Frequently Asked Questions
What is the dividend discount model and how does it apply to CBA share valuation?
The dividend discount model (DDM) estimates a stock's fair value by calculating the present value of its future dividends, discounted at a rate that reflects investment risk. Applied to CBA using a FY24 dividend of $4.65 and blended growth and discount rates, the base DDM produces a central estimate of $98.33, rising to $143.80 when franking credits are incorporated.
Why does CBA trade at such a large premium to its peers and analyst price targets?
CBA commands a premium because of its dominant retail banking franchise, superior return on equity, digital leadership via the CommBank app, and a wide economic moat recognised by analysts including Morningstar. However, with FY25 earnings growth forecast at only 1-2%, many analysts argue the magnitude of the premium, implying a PE near 29x versus an 18x sector average, is difficult to justify on fundamentals alone.
What happened to CBA shares on 13 May 2026?
CBA shares fell 10.4% on 13 May 2026 following an earnings miss, marking the stock's largest single-day decline on record. The share price dropped to approximately $153.67 before recovering to around $161 by 19 May 2026.
How do franking credits affect the valuation of CBA shares for Australian investors?
Franking credits represent tax already paid by CBA on its profits and can be claimed as a tax offset by eligible Australian residents. When the grossed-up dividend of $6.80 (incorporating franking credits) is used in the DDM instead of the cash dividend, the modelled fair value rises from $98.33 to $143.80, reflecting real economic value for superannuation funds and retirees who can access the full credit.

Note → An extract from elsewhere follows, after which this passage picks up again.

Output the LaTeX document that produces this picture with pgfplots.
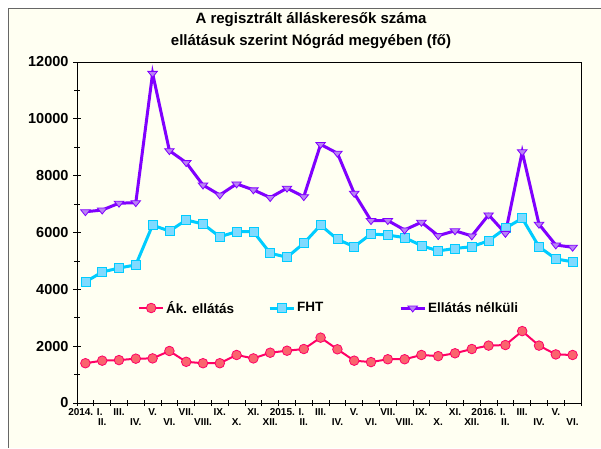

What macro factors will determine whether the gap between CBA's price and fair value closes?
Four key variables will drive whether the valuation gap narrows: RBA interest rate decisions (currently held at 4.35%), Australian housing price trends, the unemployment rate (rising gradually toward 4.5% by March 2026), and consumer confidence levels. Rate cuts anticipated in late 2026 could compress CBA's net interest margin while also reducing mortgage stress across its large home loan book.